7Même l’analyse spatiale, qui insiste sur l’action à distance et sur l’interaction dans la qualification des lieux, a conservé un espace d’enregistrement inscrit dans l’ordre du fixe sur un plan neutre mais quadrillé de géoréférences. Et si Haggett ouvre son fameux ouvrage par un chapitre sur le mouvement après les « généralités » (Haggett, 1973, p. 41-72), il n’en reste pas moins que l’interaction suppose des lieux toujours déjà là et hiérarchisés. Le travail sur les réseaux a pu, cependant, conduire à transporter l’attention de la localisation à la position (Sheppard, 2002), ce qui importait déjà pour Ratzel, soit dit, et se retrouve chez Gottmann ! Quand bien même, la géographie des relations attentives aux flux n’est pas allée jusqu’à la révision des outils. Le mouvement reste un déplacement entre des points fixes dotés du double attribut mentionné plus haut et les territoires (ne serait-ce que par la fabrication des données) restent les unités de la description par l’agrégation des lieux liés. Même les textes de Castells sur « la société en réseaux » (1996, 1999) distinguent encore l’espace des lieux et l’espace des flux pour examiner les interactions jouant entre les deux plans et conclure que l’espace des flux devient dominant et impose sa forme. De nouvelles définitions du territoire en sont les conséquences avec les « clusters » comme type idéal. La géographie relationnelle tente alors de comprendre comment les « régions » se créent et se recréent par des relations sociales nouées en réseaux (Allen & Cochrane, 2007, p. 1162). Dans la géographie francophone, Bernard Pecqueur (2005) propose de cerner le territoire comme un « concours d’acteurs » qui n’a évidemment rien de figé. Mais toujours la dichotomie persiste entre l’ancrage et le mouvement et en géographie économique, par exemple, l’attention est portée sur la manière dont les lieux sont transformés par la globalisation du système de production et des échanges, et comment les institutions et les acteurs ancrés tentent de capter les flux globaux à leur profit. Les lieux et les territoires sont toujours déjà là dans cette approche.
8L’inscription des lieux à la surface de la terre et dans la forme qu’impose la carte par surcroît, établit un espace de représentation dans lequel ou sur lequel le mouvement ne peut intervenir qu’en second, entre des points fixes et qualifiés. Les plus vieilles traditions géographiques donnent aux lieux des qualités qui sont tirées du milieu d’inscription (le site) puis de la position relative (la situation). Les ensembles de lieux liés forment des territoires (auparavant des régions) ; mais ce sont bien les lieux qui sont liés, les acteurs étant perçus à travers leur lieu et la manière dont ils peuvent ou non s’inscrire dans des horizons plus lointains que ceux de leur circonscription limitée au voisinage. En conservant des acteurs ancrés, la géographie relationnelle leur assigne toujours un horizon borné. Les flux ne sont que des échanges, et la mobilité une abstraction qui caractérise l’ensemble des lieux arrêtés et animés sur « place » par une force invisible qui pourrait être le marché par exemple. Pour prendre la mobilité au sérieux, une hypothèse plus radicale doit être formulée. Si le mouvement est premier, il faut l’observer en lui-même. En géographie, il nous faut l’observer « spatialement » en étant dedans et non dehors avec des points fixes pour repères.

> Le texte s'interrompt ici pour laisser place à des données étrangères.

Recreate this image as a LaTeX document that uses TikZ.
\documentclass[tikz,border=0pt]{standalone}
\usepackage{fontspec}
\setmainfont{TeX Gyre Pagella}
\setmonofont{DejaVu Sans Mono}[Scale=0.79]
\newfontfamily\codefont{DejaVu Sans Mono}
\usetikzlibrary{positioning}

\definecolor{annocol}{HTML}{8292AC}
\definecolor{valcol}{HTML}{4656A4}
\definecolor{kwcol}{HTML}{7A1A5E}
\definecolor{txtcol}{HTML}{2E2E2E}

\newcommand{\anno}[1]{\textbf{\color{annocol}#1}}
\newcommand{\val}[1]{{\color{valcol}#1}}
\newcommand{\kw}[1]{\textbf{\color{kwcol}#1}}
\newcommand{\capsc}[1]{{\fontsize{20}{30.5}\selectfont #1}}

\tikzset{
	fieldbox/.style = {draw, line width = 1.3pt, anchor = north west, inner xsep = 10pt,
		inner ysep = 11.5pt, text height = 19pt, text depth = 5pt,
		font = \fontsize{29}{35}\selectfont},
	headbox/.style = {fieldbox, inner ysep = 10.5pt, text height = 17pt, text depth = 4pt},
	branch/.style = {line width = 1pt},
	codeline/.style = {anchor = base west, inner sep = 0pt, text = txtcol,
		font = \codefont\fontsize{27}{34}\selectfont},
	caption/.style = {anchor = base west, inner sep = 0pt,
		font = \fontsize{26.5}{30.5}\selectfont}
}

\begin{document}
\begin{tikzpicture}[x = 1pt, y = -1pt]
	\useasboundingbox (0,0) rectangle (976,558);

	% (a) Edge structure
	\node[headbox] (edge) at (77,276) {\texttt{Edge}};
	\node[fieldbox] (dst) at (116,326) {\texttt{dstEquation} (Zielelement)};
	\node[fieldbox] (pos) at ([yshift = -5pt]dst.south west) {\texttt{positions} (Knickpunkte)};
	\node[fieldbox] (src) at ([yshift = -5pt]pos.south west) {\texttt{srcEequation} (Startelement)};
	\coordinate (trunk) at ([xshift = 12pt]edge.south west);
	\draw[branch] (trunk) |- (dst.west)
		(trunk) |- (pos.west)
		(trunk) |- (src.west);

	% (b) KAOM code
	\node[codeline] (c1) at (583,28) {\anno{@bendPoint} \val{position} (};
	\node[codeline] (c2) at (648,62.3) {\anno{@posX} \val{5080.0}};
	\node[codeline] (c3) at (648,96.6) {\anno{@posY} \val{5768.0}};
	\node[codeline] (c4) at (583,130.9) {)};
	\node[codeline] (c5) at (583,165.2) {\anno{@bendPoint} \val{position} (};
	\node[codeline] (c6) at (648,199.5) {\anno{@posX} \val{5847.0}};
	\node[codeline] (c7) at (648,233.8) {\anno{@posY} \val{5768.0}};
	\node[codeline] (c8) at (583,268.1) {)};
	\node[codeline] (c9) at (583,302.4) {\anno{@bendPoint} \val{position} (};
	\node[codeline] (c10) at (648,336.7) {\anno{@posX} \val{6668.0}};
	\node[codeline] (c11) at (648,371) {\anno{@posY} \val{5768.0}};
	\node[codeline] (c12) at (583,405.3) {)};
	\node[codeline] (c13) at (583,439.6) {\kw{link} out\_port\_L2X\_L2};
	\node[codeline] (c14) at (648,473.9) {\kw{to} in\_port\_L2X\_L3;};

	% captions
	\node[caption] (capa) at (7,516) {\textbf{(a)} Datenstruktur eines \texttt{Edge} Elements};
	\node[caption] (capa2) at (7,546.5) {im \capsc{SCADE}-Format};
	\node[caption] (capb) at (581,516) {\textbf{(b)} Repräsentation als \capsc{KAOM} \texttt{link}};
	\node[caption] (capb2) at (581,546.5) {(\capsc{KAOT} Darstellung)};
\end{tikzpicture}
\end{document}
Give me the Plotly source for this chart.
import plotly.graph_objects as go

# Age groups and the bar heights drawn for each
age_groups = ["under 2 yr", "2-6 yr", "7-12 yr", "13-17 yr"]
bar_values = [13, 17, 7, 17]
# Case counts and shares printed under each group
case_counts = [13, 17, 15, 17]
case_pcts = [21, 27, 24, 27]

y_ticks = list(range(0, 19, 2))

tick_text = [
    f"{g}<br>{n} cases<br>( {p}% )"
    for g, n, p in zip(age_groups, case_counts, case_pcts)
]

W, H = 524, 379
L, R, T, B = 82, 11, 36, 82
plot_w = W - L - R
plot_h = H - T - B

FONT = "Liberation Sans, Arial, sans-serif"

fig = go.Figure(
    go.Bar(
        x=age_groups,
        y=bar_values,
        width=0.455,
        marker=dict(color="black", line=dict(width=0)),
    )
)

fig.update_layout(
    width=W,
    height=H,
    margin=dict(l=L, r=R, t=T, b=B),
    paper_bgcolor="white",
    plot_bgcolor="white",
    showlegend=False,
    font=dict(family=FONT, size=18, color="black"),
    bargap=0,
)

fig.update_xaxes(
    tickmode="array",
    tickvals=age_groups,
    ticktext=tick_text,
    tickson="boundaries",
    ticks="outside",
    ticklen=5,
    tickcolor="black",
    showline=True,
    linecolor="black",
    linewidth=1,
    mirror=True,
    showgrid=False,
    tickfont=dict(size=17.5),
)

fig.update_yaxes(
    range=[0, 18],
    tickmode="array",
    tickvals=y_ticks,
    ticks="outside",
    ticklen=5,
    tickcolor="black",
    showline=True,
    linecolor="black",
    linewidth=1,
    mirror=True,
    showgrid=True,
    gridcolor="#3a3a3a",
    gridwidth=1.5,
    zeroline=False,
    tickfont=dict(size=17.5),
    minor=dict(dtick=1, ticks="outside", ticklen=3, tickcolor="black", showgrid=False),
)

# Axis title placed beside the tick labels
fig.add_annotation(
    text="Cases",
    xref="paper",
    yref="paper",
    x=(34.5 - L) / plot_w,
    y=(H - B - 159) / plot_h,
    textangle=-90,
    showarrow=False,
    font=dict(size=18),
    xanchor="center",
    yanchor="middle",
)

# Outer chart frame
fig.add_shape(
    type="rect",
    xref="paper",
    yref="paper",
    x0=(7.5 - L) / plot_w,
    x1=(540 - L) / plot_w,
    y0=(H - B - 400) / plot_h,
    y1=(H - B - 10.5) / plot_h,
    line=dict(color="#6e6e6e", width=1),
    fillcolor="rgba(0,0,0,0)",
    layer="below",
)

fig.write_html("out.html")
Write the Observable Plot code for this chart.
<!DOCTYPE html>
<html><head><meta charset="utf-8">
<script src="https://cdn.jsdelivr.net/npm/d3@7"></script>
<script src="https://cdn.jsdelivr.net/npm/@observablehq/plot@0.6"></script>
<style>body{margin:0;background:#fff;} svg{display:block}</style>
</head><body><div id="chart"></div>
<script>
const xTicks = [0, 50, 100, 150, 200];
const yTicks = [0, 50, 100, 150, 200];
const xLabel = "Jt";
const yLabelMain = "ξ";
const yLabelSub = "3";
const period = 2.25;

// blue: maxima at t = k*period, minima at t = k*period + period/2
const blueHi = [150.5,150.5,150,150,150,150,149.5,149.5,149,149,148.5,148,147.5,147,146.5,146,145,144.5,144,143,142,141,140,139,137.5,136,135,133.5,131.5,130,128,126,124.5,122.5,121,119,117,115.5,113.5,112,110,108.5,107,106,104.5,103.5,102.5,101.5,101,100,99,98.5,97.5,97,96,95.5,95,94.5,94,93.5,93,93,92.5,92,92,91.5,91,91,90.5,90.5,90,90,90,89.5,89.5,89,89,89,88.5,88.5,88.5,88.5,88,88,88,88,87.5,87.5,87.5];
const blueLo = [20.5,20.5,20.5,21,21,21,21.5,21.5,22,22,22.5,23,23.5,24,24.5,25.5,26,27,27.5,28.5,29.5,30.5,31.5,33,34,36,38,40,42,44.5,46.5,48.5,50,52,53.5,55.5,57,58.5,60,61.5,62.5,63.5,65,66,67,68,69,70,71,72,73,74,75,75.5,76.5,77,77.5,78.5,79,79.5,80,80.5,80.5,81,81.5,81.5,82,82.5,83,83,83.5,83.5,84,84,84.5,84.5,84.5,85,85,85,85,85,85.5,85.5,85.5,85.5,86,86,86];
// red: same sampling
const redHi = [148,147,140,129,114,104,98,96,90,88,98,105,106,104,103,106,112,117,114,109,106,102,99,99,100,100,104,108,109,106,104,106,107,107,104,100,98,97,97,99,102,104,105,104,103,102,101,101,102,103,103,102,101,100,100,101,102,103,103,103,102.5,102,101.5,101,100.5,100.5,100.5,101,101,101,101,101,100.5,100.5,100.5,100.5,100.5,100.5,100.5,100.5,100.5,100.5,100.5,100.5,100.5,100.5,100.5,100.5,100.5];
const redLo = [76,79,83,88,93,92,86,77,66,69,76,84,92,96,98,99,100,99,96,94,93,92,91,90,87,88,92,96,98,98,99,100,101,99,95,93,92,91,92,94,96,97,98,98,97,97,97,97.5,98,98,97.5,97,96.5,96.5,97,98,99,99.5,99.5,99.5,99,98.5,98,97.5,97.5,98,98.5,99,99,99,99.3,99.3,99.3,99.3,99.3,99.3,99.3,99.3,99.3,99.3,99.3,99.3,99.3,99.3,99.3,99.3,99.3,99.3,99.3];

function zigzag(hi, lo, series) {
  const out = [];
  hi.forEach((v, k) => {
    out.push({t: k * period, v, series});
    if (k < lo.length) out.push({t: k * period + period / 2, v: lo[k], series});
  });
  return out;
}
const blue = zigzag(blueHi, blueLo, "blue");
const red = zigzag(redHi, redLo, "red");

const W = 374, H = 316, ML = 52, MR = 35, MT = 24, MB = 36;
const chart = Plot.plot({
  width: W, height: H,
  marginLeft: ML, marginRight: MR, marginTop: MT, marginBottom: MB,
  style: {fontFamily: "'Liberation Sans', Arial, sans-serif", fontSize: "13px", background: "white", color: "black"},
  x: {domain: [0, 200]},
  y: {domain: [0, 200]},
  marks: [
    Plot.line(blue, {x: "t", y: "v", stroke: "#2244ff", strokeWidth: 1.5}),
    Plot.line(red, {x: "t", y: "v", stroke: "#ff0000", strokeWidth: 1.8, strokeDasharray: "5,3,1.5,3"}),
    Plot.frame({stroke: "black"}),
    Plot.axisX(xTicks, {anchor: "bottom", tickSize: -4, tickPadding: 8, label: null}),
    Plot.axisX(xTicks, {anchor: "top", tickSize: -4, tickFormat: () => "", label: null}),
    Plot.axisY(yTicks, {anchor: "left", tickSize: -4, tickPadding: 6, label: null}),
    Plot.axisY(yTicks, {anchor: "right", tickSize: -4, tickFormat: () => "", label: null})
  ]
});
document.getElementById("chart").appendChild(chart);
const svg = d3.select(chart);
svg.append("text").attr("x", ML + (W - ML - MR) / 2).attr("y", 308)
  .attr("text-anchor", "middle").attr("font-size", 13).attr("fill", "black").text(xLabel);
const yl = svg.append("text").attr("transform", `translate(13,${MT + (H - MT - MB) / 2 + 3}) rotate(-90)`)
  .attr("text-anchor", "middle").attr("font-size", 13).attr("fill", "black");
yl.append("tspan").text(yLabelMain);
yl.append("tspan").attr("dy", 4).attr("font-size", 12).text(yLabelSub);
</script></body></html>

9En étant en mouvement, nous ne pouvons observer que trois qualités rapportées au mouvement lui-même : soit le mouvement se divise et il y a divergence avec la dispersion pour résultat ; soit le mouvement attire le mouvement et il y a convergence avec le rassemblement pour résultat ; en continuant leur trajectoire les mouvements convergents deviennent divergents. À l’étape du croisement nous plaçons le lieu comme saillance par annulation des distances dans la mobilité. Si la mobilité est continue et généralisée, les saillances se produisent sans cesse et partout, pour s’éteindre aussi rapidement, paraître ailleurs et ainsi de suite à la surface d’un espace courbe dont Charles-Pierre Péguy (2001) a pu montrer qu’il était fini mais non borné. L’hypothèse de l’espace mobile tient dans cette proposition à trois ressorts (convergence, croisement, divergence), qui se noue autour de la définition du lieu lorsque, par le mouvement, la distance s’annule et que des éléments dispersés entre en corrélation réciproque pendant un temps plus ou moins long. Le lieu est alors distingué du site où il se produit ; il est distingué aussi de la localité qui accumule des traces (sous forme d’infrastructures et sous forme de mémoire) rendant plus commode donc plus probable la reproduction du lieu au même « endroit ». Le « déplacement » d’une fête foraine annuelle de site en site, d’un boulingrin à un boulevard puis à un quai enfin d’un quai amont à un quai aval n’empêche pas que le même lieu est rassemblé chaque année par la convergence d’attractions, de joueurs et de flâneurs, où que cela se produise, avec toujours le regret d’abandonner un site qui avait pris de la « mémoire » comme une localité1. On peut même montrer comment tout le dispositif urbain change de forme à l’occasion de tels événements par déplacement de la centralité (Lucchini, Elissalde, Freiré-Diaz, 2013). L’espace est mobile ! Le défi épistémologique se pose bien en termes ontologiques.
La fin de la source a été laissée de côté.